The Power of a Storied Persona
Many companies lack a clearly defined persona. Instead, they rely on fragmented datasets - perhaps you keep a spreadsheet with demographic details, or you “just know who your customer is”. However, different team members will interpret the same dataset differently, leading to inconsistent strategies that ultimately create disjointed results.
Contrast that with a storied persona:
Meet Teddy Pendergrass, CEO of a fertilizer company in Knoxville, Tennessee. His grandfather started the business selling fertilizer to the Union Army. Teddy has nine kids in private school, knows business inside and out, but struggles with technology. He has an executive assistant who filters his emails, and he prefers direct mail over digital ads. His motivation is to continue his family’s legacy, but he worries that his kids won't be interested in putting in the long hours.
With this kind of persona, marketing and sales teams can create a messaging strategy that speaks to the same people. They’ll know not to use QR codes in their campaigns, to target his assistant on LinkedIn, and to use thoughtful direct mail instead of relying on digital outreach.
A well-crafted persona aligns marketing efforts and sales strategies seamlessly because they are having the same conversation.
The Three Levels of Analytics
Another major misalignment between sales and marketing comes from what the KPIs are being set. Are the sales goals measured in the same way that the marketing goals are? Sales goals will typically be counted as closed deals - whereas marketing goals will often stop at exposure, or at most “lead gen”.
But are you looking at the whole picture?
The following are the 3 levels of analytics you should ALWAYS be monitoring and measuring your success against.
Platform-Provided Analytics: Metrics from Facebook, Google, etc. These platforms are designed to make their numbers look good, so relying solely on them can be misleading.
Brand-Implemented Analytics: Data from internal tracking tools like UTM codes and Google Tag Manager. This offers a clearer picture but still doesn’t show the full customer journey.
Hard Data (Conversions): The actual sales numbers. This is the most critical metric because it determines real success.

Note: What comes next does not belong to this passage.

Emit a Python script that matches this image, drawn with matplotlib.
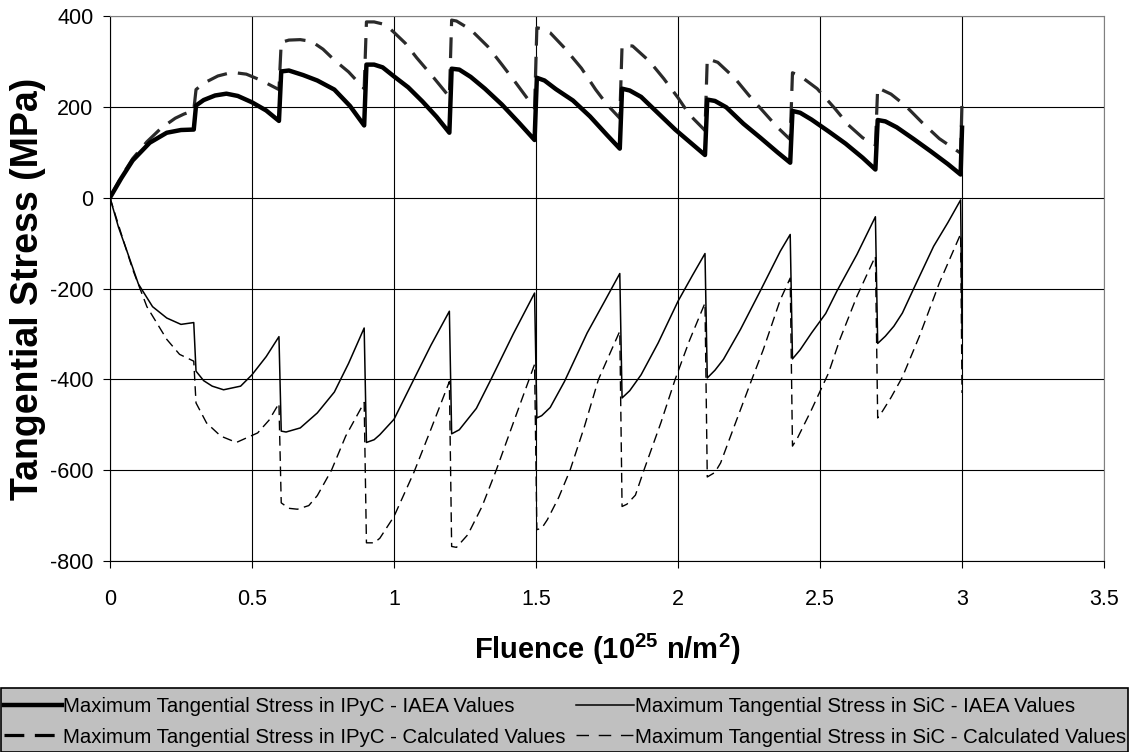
import matplotlib
matplotlib.use('Agg')
import matplotlib.pyplot as plt
from matplotlib.lines import Line2D
from matplotlib.patches import Rectangle

plt.rcParams['font.family'] = ['Liberation Sans', 'DejaVu Sans']
plt.rcParams['axes.unicode_minus'] = False
plt.rcParams['mathtext.fontset'] = 'custom'
plt.rcParams['mathtext.bf'] = 'Liberation Sans:bold'
plt.rcParams['mathtext.rm'] = 'Liberation Sans:bold'
plt.rcParams['mathtext.default'] = 'bf'

# Maximum tangential stress in IPyC - IAEA values
ipyc_iaea_x = [0, 0.04, 0.08, 0.14, 0.2, 0.25, 0.295,
               0.303, 0.33, 0.37, 0.41, 0.45, 0.5, 0.55, 0.595,
               0.603, 0.63, 0.68, 0.73, 0.79, 0.845, 0.895,
               0.903, 0.93, 0.96, 1.0, 1.05, 1.1, 1.15, 1.195,
               1.203, 1.23, 1.27, 1.32, 1.38, 1.44, 1.495,
               1.503, 1.53, 1.57, 1.63, 1.69, 1.75, 1.795,
               1.803, 1.83, 1.87, 1.93, 1.99, 2.05, 2.095,
               2.103, 2.13, 2.17, 2.23, 2.29, 2.35, 2.395,
               2.403, 2.43, 2.47, 2.53, 2.59, 2.65, 2.695,
               2.703, 2.73, 2.77, 2.83, 2.89, 2.95, 2.995, 3.0]
ipyc_iaea_y = [0, 43, 82, 121, 143, 149, 150,
               203, 215, 225, 229, 224, 210, 192, 169,
               278, 280, 270, 258, 238, 202, 159,
               293, 293, 287, 267, 243, 212, 178, 143,
               284, 282, 266, 240, 205, 165, 127,
               264, 258, 239, 214, 179, 138, 108,
               240, 236, 222, 186, 150, 118, 94,
               216, 213, 199, 163, 132, 100, 77,
               191, 187, 172, 146, 119, 88, 62,
               171, 168, 155, 129, 102, 74, 51, 154]

# Maximum tangential stress in IPyC - calculated values
ipyc_calc_x = [0, 0.04, 0.08, 0.13, 0.18, 0.23, 0.26, 0.295,
               0.303, 0.33, 0.38, 0.43, 0.48, 0.53, 0.595,
               0.603, 0.63, 0.67, 0.71, 0.75, 0.79, 0.84, 0.895,
               0.903, 0.93, 0.97, 1.0, 1.04, 1.08, 1.14, 1.195,
               1.203, 1.22, 1.27, 1.33, 1.38, 1.43, 1.495,
               1.503, 1.52, 1.55, 1.6, 1.66, 1.71, 1.75, 1.795,
               1.803, 1.84, 1.9, 1.95, 2.0, 2.04, 2.095,
               2.103, 2.14, 2.2, 2.25, 2.3, 2.35, 2.395,
               2.403, 2.43, 2.49, 2.55, 2.6, 2.65, 2.695,
               2.703, 2.75, 2.8, 2.86, 2.92, 2.995, 3.0]
ipyc_calc_y = [0, 46, 86, 123, 153, 175, 184, 192,
               238, 252, 268, 276, 272, 259, 238,
               342, 347, 348, 344, 327, 303, 277, 240,
               387, 387, 381, 364, 340, 308, 264, 222,
               391, 389, 370, 333, 293, 252, 197,
               374, 372, 363, 330, 285, 238, 205, 175,
               335, 334, 300, 262, 220, 183, 148,
               306, 298, 263, 225, 190, 155, 128,
               275, 268, 240, 198, 160, 132, 116,
               242, 228, 203, 165, 130, 98, 213]

# Maximum tangential stress in SiC - IAEA values
sic_iaea_x = [0, 0.03, 0.06, 0.1, 0.15, 0.2, 0.25, 0.295,
              0.303, 0.33, 0.36, 0.4, 0.46, 0.5, 0.55, 0.595,
              0.603, 0.62, 0.67, 0.73, 0.79, 0.84, 0.895,
              0.903, 0.93, 0.95, 1.0, 1.07, 1.13, 1.195,
              1.203, 1.23, 1.29, 1.34, 1.42, 1.495,
              1.503, 1.52, 1.55, 1.6, 1.68, 1.74, 1.795,
              1.803, 1.83, 1.87, 1.93, 2.0, 2.05, 2.095,
              2.103, 2.13, 2.16, 2.22, 2.29, 2.36, 2.395,
              2.403, 2.43, 2.47, 2.52, 2.56, 2.63, 2.695,
              2.703, 2.73, 2.76, 2.79, 2.83, 2.9, 2.95, 2.995, 3.0]
sic_iaea_y = [0, -65, -118, -190, -240, -265, -279, -275,
              -382, -403, -415, -423, -415, -390, -350, -306,
              -514, -516, -507, -474, -428, -365, -287,
              -539, -533, -522, -488, -400, -325, -250,
              -520, -511, -464, -402, -300, -210,
              -485, -480, -462, -405, -298, -230, -167,
              -441, -425, -390, -320, -228, -172, -123,
              -397, -380, -356, -290, -205, -118, -81,
              -355, -335, -298, -255, -205, -125, -42,
              -321, -305, -283, -254, -200, -107, -55, -5, -290]

# Maximum tangential stress in SiC - calculated values
sic_calc_x = [0, 0.04, 0.08, 0.13, 0.2, 0.245, 0.295,
              0.303, 0.34, 0.39, 0.445, 0.52, 0.56, 0.595,
              0.603, 0.63, 0.66, 0.7, 0.73, 0.78, 0.83, 0.895,
              0.903, 0.93, 0.95, 1.0, 1.07, 1.13, 1.195,
              1.203, 1.22, 1.26, 1.31, 1.36, 1.42, 1.495,
              1.503, 1.52, 1.54, 1.58, 1.62, 1.67, 1.72, 1.795,
              1.803, 1.82, 1.85, 1.88, 1.94, 1.99, 2.04, 2.095,
              2.103, 2.13, 2.15, 2.2, 2.26, 2.3, 2.36, 2.395,
              2.403, 2.42, 2.47, 2.53, 2.57, 2.63, 2.695,
              2.703, 2.72, 2.75, 2.79, 2.85, 2.92, 2.995, 3.0]
sic_calc_y = [0, -80, -158, -240, -312, -345, -360,
              -452, -496, -525, -539, -518, -490, -453,
              -672, -684, -686, -678, -656, -600, -525, -451,
              -760, -760, -750, -702, -605, -510, -405,
              -768, -770, -742, -680, -600, -496, -367,
              -731, -728, -709, -660, -600, -505, -400, -294,
              -680, -675, -655, -600, -495, -400, -315, -232,
              -615, -605, -584, -500, -400, -335, -225, -177,
              -547, -530, -467, -386, -312, -217, -129,
              -485, -470, -440, -395, -305, -188, -80, -430]

labels = ['Maximum Tangential Stress in IPyC - IAEA Values',
          'Maximum Tangential Stress in IPyC - Calculated Values',
          'Maximum Tangential Stress in SiC - IAEA Values',
          'Maximum Tangential Stress in SiC - Calculated Values']

fig = plt.figure(figsize=(11.29, 7.52), dpi=100)
ax = fig.add_axes([0.0974, 0.254, 0.8805, 0.7247])

ipyc_dash = (0, (6.5, 3.5))
sic_dash = (0, (7, 4))

ax.plot(sic_calc_x, sic_calc_y, color='black', lw=1.0, linestyle=sic_dash, zorder=3)
ax.plot(sic_iaea_x, sic_iaea_y, color='black', lw=1.1, zorder=4)
ax.plot(ipyc_calc_x, ipyc_calc_y, color='#2a2a2a', lw=2.3, linestyle=ipyc_dash, zorder=3)
ax.plot(ipyc_iaea_x, ipyc_iaea_y, color='black', lw=3.2, zorder=4)

ax.set_xlim(0, 3.5)
ax.set_ylim(-800, 400)
ax.set_xticks([0, 0.5, 1, 1.5, 2, 2.5, 3, 3.5])
ax.set_xticklabels(['0', '0.5', '1', '1.5', '2', '2.5', '3', '3.5'])
ax.set_yticks(range(-800, 401, 200))
ax.grid(True, color='black', lw=0.8)
ax.set_axisbelow(True)
for s in ['top', 'right']:
    ax.spines[s].set_color('#808080')
ax.tick_params(axis='both', direction='out', length=5, width=0.8, labelsize=15.5)
ax.tick_params(axis='x', pad=15)
ax.tick_params(axis='y', pad=7)

ax.set_xlabel('Fluence (10$^{25}$ n/m$^{2}$)', fontsize=21, fontweight='bold', labelpad=16)
ax.set_ylabel('Tangential Stress (MPa)', fontsize=27, fontweight='bold', labelpad=3)

# grey legend band across the bottom
fig.patches.append(Rectangle((0.0005, 0.0005), 0.999, 64 / 752, transform=fig.transFigure,
                             facecolor='#c0c0c0', edgecolor='black', lw=1.2, zorder=0))

handles = [
    Line2D([], [], color='black', lw=3.2),
    Line2D([], [], color='black', lw=2.3, linestyle=(0, (6.2, 3.3))),
    Line2D([], [], color='black', lw=1.1),
    Line2D([], [], color='black', lw=1.0, linestyle=(0, (9, 7))),
]
leg = fig.legend(handles, labels, loc='center left', ncol=2,
                 bbox_to_anchor=(0, 30 / 752), borderaxespad=0,
                 fontsize=14.7, handlelength=2.85, handletextpad=0.05,
                 borderpad=0.2, labelspacing=0.55, columnspacing=0.5,
                 frameon=False)

fig.savefig('out.png', dpi=100)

If performance metrics are based on the first two categories alone, you are missing the full story of your user’s journey. When that happens, you are unable to see where improvements need to be made, and you set the stage for everyone to craft their own story of success.

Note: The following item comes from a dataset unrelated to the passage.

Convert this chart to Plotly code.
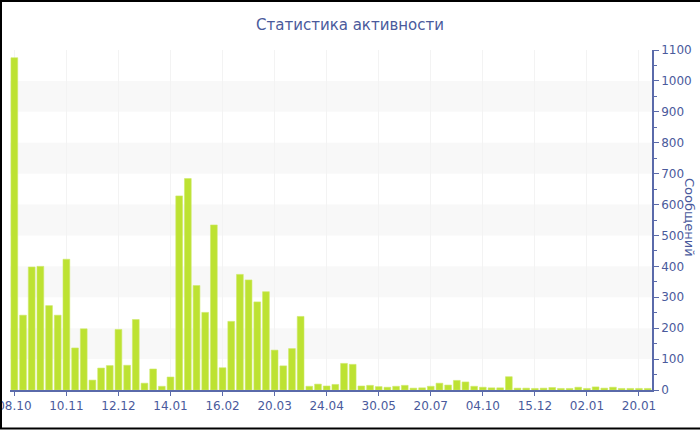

Then while they are patting themselves on the back with your marketing budget, your sales haven’t moved.
True success should be measured by actual conversions. If marketing reports strong engagement, but sales aren’t closing deals, the issue could lie in sales execution rather than lead quality.

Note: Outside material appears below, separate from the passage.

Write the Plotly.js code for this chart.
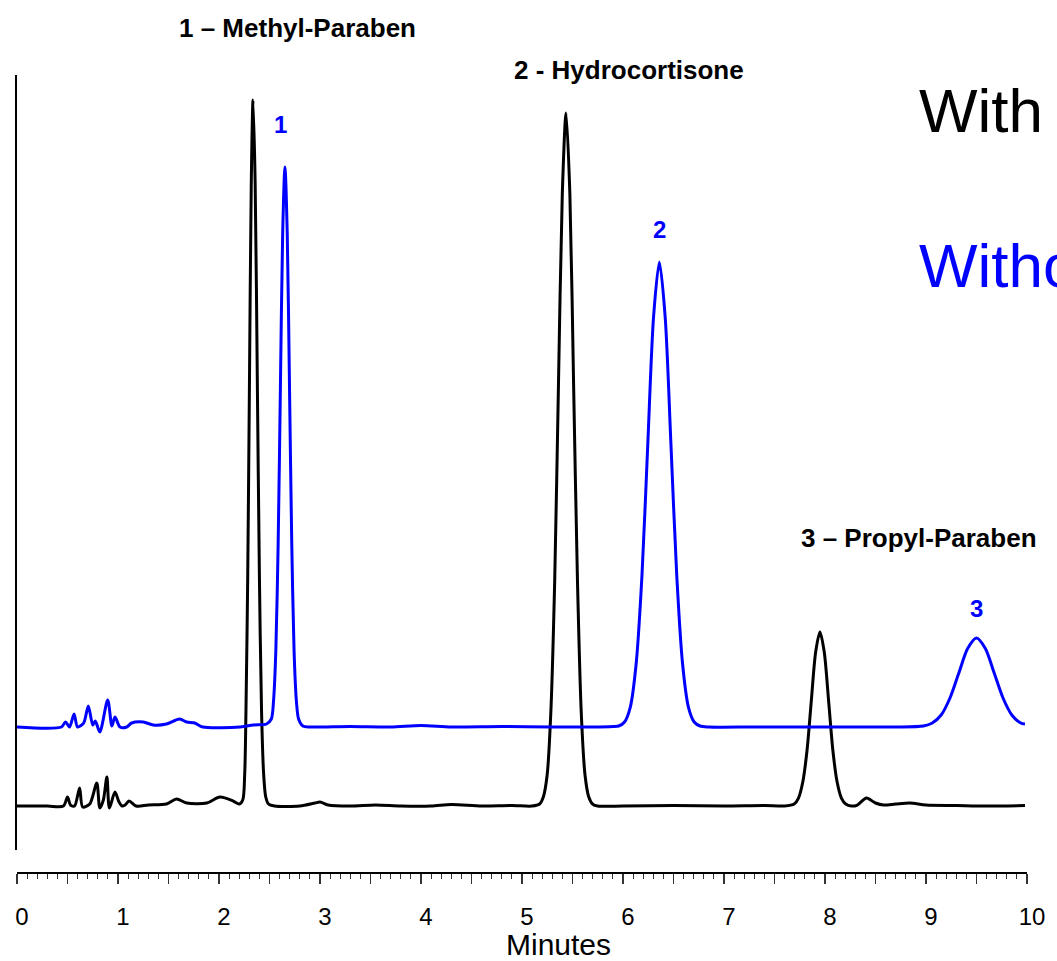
<!DOCTYPE html>
<html>
<head>
<meta charset="utf-8">
<script src="https://cdn.plot.ly/plotly-3.0.1.min.js"></script>
<style>html,body{margin:0;padding:0;background:#fff;overflow:hidden;}</style>
</head>
<body>
<div id="chart" style="width:1057px;height:961px;"></div>
<script>
// Retention time (minutes) and detector response (arbitrary units)
const withTime = [0, 0.3, 0.46, 0.50, 0.53, 0.57, 0.62, 0.65, 0.72, 0.79, 0.82, 0.855, 0.89, 0.915, 0.97, 1.01, 1.04, 1.07, 1.11, 1.18, 1.3, 1.48, 1.58, 1.68, 1.88, 2.01, 2.14, 2.2,
  2.235, 2.2545, 2.267, 2.2845, 2.302, 2.3195, 2.337, 2.358, 2.379, 2.40, 2.421, 2.442, 2.463, 2.49,
  2.55, 2.8, 2.95, 3.0, 3.08, 3.3, 3.55, 3.8, 4.1, 4.3, 4.6, 4.9, 5.1,
  5.174, 5.211, 5.249, 5.286, 5.324, 5.361, 5.399, 5.436, 5.474, 5.511, 5.549, 5.586, 5.624, 5.661, 5.699,
  5.75, 6.0, 6.5, 7.0, 7.4, 7.6,
  7.695, 7.7375, 7.78, 7.8225, 7.865, 7.9075, 7.95, 7.9925, 8.035, 8.0775, 8.12, 8.1625, 8.205,
  8.26, 8.32, 8.41, 8.5, 8.58, 8.7, 8.84, 9.0, 9.3, 9.6, 9.98];
const withSignal = [44, 44, 44, 53, 45, 44, 62, 43, 46, 67, 42, 50, 73, 42, 58, 48, 44, 45, 49, 44, 45, 46, 51, 47, 47, 53, 49, 46,
  50, 76, 140, 274, 473, 667, 750, 667, 473, 274, 140, 76, 53, 46,
  44, 44, 47, 48, 45, 44, 45, 44, 44, 45.5, 44, 44.5, 44,
  46, 53, 75, 139, 270, 465, 656, 737, 656, 465, 270, 139, 75, 53, 46,
  44, 44, 44.5, 44, 44.5, 44,
  46, 52, 68, 100, 150, 198, 218, 198, 150, 100, 68, 52, 46,
  44, 45, 52, 47, 45, 46, 47, 45, 44.5, 44, 44.5];

const withoutTime = [0, 0.44, 0.48, 0.52, 0.565, 0.60, 0.66, 0.706, 0.75, 0.775, 0.82, 0.898, 0.94, 0.97, 1.02, 1.086, 1.135, 1.25, 1.35, 1.48, 1.61, 1.68, 1.76, 1.84, 2.21, 2.34, 2.47,
  2.518, 2.5405, 2.563, 2.5855, 2.608, 2.6305, 2.653, 2.6755, 2.698, 2.7205, 2.743, 2.7655, 2.788,
  2.83, 2.9, 3.3, 3.7, 4.0, 4.3, 4.8, 5.3, 5.7, 5.9,
  5.9575, 6.015, 6.0725, 6.13, 6.1875, 6.245, 6.3025, 6.36, 6.4175, 6.475, 6.5325, 6.59, 6.6475, 6.705, 6.7625,
  6.85, 7.3, 7.8, 8.3, 8.7,
  8.975, 9.0625, 9.15, 9.2375, 9.325, 9.4125, 9.50, 9.5875, 9.675, 9.7625, 9.85, 9.9375, 9.98];
const withoutSignal = [123, 123, 128, 123, 136, 123, 127, 144, 125, 129, 118, 150, 124, 133, 123, 123, 127, 128, 125, 126, 131, 128, 127, 123, 123, 125, 126,
  131, 150, 200, 306, 463, 617, 683, 617, 463, 306, 200, 150, 131,
  124, 123, 123.5, 123, 124.5, 123, 123.5, 123, 123, 123.5,
  124, 128, 143, 186, 274, 405, 533, 588, 533, 405, 274, 186, 143, 128, 124,
  123, 123, 123, 123, 123,
  124, 127, 135, 152, 177, 201.5, 212, 201.5, 177, 152, 135, 127, 126];

const tickVals = [0, 0.5, 1, 1.5, 2, 2.5, 3, 3.5, 4, 4.5, 5, 5.5, 6, 6.5, 7, 7.5, 8, 8.5, 9, 9.5, 10];
const tickText = ['0', '', '1', '', '2', '', '3', '', '4', '', '5', '', '6', '', '7', '', '8', '', '9', '', '10'];

const compoundLabels = ['1 – Methyl-Paraben', '2 - Hydrocortisone', '3 – Propyl-Paraben'];
const peakNumbers = ['1', '2', '3'];
const seriesNames = ['With', 'Without'];
const axisTitle = 'Minutes';

const FONT = 'Liberation Sans, Arial, Helvetica, sans-serif';

const traces = [
  {x: withTime, y: withSignal, type: 'scatter', mode: 'lines', name: seriesNames[0],
   line: {color: '#000000', width: 3, shape: 'spline', smoothing: 0.8}},
  {x: withoutTime, y: withoutSignal, type: 'scatter', mode: 'lines', name: seriesNames[1],
   line: {color: '#0000ff', width: 3, shape: 'spline', smoothing: 0.8}}
];

const ann = (text, x, y, size, color, bold, xanchor) => ({
  text: bold ? '<b>' + text + '</b>' : text, x: x, y: y, xref: 'paper', yref: 'paper',
  showarrow: false, xanchor: xanchor || 'center', yanchor: 'middle',
  font: {family: FONT, size: size, color: color}
});

const layout = {
  width: 1057, height: 961,
  margin: {l: 17, r: 30, t: 75, b: 88},
  paper_bgcolor: '#ffffff', plot_bgcolor: '#ffffff',
  showlegend: false,
  xaxis: {
    range: [0, 10], anchor: 'free', position: 0,
    showgrid: false, zeroline: false,
    showline: true, linecolor: '#000', linewidth: 2,
    tickmode: 'array', tickvals: tickVals, ticktext: tickText,
    ticks: 'outside', ticklen: 10, tickwidth: 1.5, tickcolor: '#333',
    ticklabelstandoff: 12, ticklabelshift: 5,
    tickfont: {family: FONT, size: 24, color: '#000'},
    minor: {dtick: 0.1, tick0: 0, ticks: 'outside', ticklen: 5, tickwidth: 1, tickcolor: '#333', showgrid: false}
  },
  yaxis: {
    range: [0, 775], domain: [0.0288, 1],
    showgrid: false, zeroline: false, showticklabels: false, ticks: '',
    showline: true, linecolor: '#000', linewidth: 2
  },
  annotations: [
    ann(compoundLabels[0], 0.2777, 1.0585, 26, '#000', true),
    ann(compoundLabels[1], 0.606, 1.0059, 26, '#000', true),
    ann(compoundLabels[2], 0.8926, 0.4198, 26, '#000', true),
    ann(peakNumbers[0], 0.2604, 0.938, 24, '#0000ff', true),
    ann(peakNumbers[1], 0.6363, 0.8058, 24, '#0000ff', true),
    ann(peakNumbers[2], 0.9502, 0.3316, 24, '#0000ff', true),
    ann(seriesNames[0], 0.891, 0.955, 62, '#000', false, 'left'),
    ann(seriesNames[1], 0.891, 0.7613, 62, '#0000ff', false, 'left'),
    ann(axisTitle, 0.5366, -0.089, 30, '#000', false)
  ]
};

Plotly.newPlot('chart', traces, layout, {displayModeBar: false, staticPlot: true});
</script>
</body>
</html>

You’ll never know unless you tie it all together!
Aligning Analytics with Sales Feedback
To close the loop, companies should analyze sales calls and customer interactions. If sales teams complain that leads are weak, but marketing insists their campaigns are working, it’s essential to investigate further. Are salespeople properly trained? Are they misrepresenting the product? Or is the targeting strategy off?
By treating sales as an extension of marketing, aligning personas, and using real conversion data, businesses can create a seamless customer journey - resulting in better efficiency, improved messaging, and ultimately, more closed deals.